Bridget progressed to applying her knowledge to improve railway safety and performance, specialising in wheel-rail and vehicle-track interaction, including the study of derailment mechanisms, track forces and deterioration, vehicle approval methods and passenger comfort. She began a long-term involvement in European standards-making, using both her technical and inter-personal skills, so that the ‘GB’ input was valued and listened to.
Following the derailment at Hatfield in October 2000, she was asked to join the international ‘task force’ set up to understand the science behind railway rolling contact fatigue and to develop tools and techniques now used to manage this interface, providing key dynamics input.
The EU FP7 DynoTrain research project (2009 to 2013) had objectives to extend the use of simulations and advance ‘interoperability’, such that testing and approvals completed in one country or network would automatically be accepted in another network, without additional costly and time-consuming work. The project involved 22 partner organisations across Europe. Bridget was a steering group member as well as leader for the GB input and for one of the 7 work packages. She played an active part in all the others. The project was very successful, thanks to a strong technical team. The results are already incorporated in several international standards and processes, delivering real benefits. Published papers on this work also won prizes from peer-reviewed journals.
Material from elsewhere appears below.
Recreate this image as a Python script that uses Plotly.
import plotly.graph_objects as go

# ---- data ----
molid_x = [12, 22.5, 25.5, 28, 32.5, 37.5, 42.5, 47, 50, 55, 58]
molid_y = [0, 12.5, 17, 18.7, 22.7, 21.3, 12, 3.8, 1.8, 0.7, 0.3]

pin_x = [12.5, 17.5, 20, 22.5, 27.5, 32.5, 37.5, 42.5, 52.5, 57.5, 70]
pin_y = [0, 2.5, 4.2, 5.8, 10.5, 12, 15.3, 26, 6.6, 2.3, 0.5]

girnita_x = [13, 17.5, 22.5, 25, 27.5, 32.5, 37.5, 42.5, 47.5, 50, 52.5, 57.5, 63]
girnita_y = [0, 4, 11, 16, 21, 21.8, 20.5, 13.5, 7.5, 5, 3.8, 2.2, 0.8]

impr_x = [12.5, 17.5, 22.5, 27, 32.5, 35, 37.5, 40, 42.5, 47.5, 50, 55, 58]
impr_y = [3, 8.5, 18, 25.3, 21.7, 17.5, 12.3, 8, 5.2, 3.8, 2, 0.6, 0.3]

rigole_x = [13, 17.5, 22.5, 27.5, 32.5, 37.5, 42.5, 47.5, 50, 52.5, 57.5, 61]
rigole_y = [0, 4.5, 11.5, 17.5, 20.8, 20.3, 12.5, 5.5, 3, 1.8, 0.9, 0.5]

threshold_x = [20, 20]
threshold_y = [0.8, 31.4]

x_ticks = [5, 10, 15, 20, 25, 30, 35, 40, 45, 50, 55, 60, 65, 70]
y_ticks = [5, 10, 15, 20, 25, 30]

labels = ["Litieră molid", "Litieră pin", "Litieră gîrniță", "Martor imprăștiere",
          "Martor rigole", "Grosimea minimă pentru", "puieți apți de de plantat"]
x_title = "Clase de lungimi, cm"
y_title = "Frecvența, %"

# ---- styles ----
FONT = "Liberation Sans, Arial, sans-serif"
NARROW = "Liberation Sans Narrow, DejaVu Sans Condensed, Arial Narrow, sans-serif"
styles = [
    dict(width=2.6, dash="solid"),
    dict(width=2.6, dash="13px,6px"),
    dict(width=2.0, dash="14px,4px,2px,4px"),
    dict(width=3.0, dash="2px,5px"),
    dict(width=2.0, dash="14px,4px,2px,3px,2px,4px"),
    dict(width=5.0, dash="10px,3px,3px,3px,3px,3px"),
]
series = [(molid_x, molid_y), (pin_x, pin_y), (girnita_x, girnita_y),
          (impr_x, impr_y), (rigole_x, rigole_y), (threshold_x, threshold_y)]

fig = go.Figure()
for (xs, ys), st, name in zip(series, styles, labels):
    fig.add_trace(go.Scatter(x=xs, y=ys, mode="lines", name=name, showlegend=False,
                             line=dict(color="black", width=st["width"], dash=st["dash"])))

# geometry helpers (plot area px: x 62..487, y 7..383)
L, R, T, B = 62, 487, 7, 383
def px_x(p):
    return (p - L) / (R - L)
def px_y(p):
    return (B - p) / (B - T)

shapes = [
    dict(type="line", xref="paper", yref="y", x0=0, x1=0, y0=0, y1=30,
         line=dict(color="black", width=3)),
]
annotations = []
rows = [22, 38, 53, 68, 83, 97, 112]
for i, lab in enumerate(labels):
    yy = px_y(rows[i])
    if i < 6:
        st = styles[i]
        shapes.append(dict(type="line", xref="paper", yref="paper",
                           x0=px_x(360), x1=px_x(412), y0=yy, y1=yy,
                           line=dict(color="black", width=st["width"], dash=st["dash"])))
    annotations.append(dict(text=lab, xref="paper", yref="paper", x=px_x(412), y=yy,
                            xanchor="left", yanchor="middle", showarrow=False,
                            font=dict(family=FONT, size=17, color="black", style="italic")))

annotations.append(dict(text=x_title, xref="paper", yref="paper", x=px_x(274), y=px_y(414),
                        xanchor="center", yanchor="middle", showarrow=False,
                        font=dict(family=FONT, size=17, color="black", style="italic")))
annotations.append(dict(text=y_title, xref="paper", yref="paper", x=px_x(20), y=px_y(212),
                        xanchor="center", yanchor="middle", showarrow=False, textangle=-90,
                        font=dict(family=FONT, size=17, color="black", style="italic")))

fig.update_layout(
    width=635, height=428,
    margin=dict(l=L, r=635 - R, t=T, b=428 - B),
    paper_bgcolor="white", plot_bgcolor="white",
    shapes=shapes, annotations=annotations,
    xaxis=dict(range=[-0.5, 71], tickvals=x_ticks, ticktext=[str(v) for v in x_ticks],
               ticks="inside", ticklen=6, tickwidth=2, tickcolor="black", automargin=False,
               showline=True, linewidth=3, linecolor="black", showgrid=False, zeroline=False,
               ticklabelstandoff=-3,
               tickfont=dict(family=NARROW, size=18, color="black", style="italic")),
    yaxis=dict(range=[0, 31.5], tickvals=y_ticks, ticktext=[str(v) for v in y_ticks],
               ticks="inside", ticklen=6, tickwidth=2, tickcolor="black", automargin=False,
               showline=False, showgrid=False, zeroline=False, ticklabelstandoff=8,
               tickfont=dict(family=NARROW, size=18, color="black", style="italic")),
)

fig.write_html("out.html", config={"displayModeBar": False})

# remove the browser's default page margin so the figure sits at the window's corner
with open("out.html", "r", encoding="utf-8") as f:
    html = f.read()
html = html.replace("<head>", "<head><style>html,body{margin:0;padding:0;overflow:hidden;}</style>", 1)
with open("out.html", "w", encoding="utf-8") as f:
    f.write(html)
Bridget joined the Rail Safety and Standards Board in 2008 and became Professional Head for infrastructure standards. She provides input into UK and international standards, improving global safety and leading adoption of sector best practice for the interfaces between the infrastructure and other railway systems. This has included contributions to the cross-industry body set up to investigate the causes of freight vehicle derailments, at the request of the Regulator. She is also the engineering lead in the development and implementation of the industry’s Platform Train Interface Strategy to improve the safety, accessibility and performance of this element of railway operations.